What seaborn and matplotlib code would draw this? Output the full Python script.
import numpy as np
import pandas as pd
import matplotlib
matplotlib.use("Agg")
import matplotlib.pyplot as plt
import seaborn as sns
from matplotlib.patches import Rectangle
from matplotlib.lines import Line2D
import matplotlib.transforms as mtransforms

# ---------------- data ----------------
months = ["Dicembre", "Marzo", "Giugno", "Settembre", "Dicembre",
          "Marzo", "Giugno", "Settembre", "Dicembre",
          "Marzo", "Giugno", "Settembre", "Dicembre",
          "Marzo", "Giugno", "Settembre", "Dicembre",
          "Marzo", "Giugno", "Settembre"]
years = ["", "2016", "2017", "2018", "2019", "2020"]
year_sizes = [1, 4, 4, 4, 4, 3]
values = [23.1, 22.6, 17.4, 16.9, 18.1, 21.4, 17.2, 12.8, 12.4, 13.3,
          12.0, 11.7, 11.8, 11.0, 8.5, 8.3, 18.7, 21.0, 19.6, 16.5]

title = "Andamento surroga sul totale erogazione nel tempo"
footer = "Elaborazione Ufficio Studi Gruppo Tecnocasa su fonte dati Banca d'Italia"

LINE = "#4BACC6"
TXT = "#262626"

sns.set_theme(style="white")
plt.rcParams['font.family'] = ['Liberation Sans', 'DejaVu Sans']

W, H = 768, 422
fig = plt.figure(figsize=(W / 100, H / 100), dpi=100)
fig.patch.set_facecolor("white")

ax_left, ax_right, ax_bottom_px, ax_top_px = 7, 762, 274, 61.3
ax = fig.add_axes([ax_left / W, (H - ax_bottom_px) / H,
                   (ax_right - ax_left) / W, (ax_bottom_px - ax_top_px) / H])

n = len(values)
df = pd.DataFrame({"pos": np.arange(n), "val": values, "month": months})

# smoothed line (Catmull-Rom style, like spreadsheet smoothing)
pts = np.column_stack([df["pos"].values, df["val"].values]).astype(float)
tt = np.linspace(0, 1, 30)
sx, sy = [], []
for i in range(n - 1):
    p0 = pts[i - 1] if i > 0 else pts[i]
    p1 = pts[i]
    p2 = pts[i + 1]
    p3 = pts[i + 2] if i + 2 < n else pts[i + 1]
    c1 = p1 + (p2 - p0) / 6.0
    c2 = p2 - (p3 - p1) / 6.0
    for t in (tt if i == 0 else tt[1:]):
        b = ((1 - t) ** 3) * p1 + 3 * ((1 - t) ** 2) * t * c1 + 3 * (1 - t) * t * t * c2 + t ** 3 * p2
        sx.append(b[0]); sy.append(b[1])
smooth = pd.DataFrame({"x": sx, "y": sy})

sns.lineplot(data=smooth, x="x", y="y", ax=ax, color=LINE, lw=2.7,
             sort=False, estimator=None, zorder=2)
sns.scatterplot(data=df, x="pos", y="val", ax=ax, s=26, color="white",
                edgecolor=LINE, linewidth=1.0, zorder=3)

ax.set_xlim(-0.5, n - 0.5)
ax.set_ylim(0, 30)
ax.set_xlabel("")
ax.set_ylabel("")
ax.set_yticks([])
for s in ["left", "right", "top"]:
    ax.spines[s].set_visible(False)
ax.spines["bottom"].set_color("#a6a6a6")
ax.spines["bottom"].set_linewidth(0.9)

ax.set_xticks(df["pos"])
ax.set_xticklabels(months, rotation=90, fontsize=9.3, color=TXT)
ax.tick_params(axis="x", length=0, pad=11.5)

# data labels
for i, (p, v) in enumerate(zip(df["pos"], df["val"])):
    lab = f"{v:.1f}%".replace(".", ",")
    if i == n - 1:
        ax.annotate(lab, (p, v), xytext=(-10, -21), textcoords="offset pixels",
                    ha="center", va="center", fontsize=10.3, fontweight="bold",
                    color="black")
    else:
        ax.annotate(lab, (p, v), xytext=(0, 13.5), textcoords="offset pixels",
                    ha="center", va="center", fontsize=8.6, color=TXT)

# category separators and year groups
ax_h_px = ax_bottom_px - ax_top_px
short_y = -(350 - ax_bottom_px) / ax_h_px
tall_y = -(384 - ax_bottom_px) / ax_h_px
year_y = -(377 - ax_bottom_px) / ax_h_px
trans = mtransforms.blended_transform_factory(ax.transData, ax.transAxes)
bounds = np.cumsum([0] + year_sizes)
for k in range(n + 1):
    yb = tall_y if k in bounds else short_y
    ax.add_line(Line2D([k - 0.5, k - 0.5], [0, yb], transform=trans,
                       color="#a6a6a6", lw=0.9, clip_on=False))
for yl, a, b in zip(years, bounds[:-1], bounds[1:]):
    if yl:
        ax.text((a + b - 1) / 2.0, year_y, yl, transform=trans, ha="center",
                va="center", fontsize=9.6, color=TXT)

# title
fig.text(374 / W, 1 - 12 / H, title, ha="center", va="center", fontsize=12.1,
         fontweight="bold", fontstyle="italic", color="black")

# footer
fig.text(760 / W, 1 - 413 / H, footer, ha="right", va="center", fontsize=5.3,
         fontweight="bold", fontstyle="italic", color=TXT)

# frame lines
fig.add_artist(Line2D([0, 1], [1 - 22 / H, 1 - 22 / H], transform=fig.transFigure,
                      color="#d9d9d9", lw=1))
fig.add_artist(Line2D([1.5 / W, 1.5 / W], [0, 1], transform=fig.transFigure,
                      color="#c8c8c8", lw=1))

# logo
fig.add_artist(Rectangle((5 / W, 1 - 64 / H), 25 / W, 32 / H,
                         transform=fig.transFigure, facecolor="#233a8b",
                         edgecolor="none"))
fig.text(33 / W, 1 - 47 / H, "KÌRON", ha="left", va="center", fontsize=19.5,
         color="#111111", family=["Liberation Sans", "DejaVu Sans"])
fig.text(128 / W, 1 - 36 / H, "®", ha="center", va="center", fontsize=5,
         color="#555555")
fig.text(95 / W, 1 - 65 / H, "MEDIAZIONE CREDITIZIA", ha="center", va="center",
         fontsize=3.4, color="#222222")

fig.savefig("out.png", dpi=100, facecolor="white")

::::

### Problem to solve
Write out a verbatim copy of the data, beginning with its first line and ending with the line that contains "import matplotlib.transforms as mtransforms".

### Output of the task
What seaborn and matplotlib code would draw this? Output the full Python script.
import numpy as np
import pandas as pd
import matplotlib
matplotlib.use("Agg")
import matplotlib.pyplot as plt
import seaborn as sns
from matplotlib.patches import Rectangle
from matplotlib.lines import Line2D
import matplotlib.transforms as mtransforms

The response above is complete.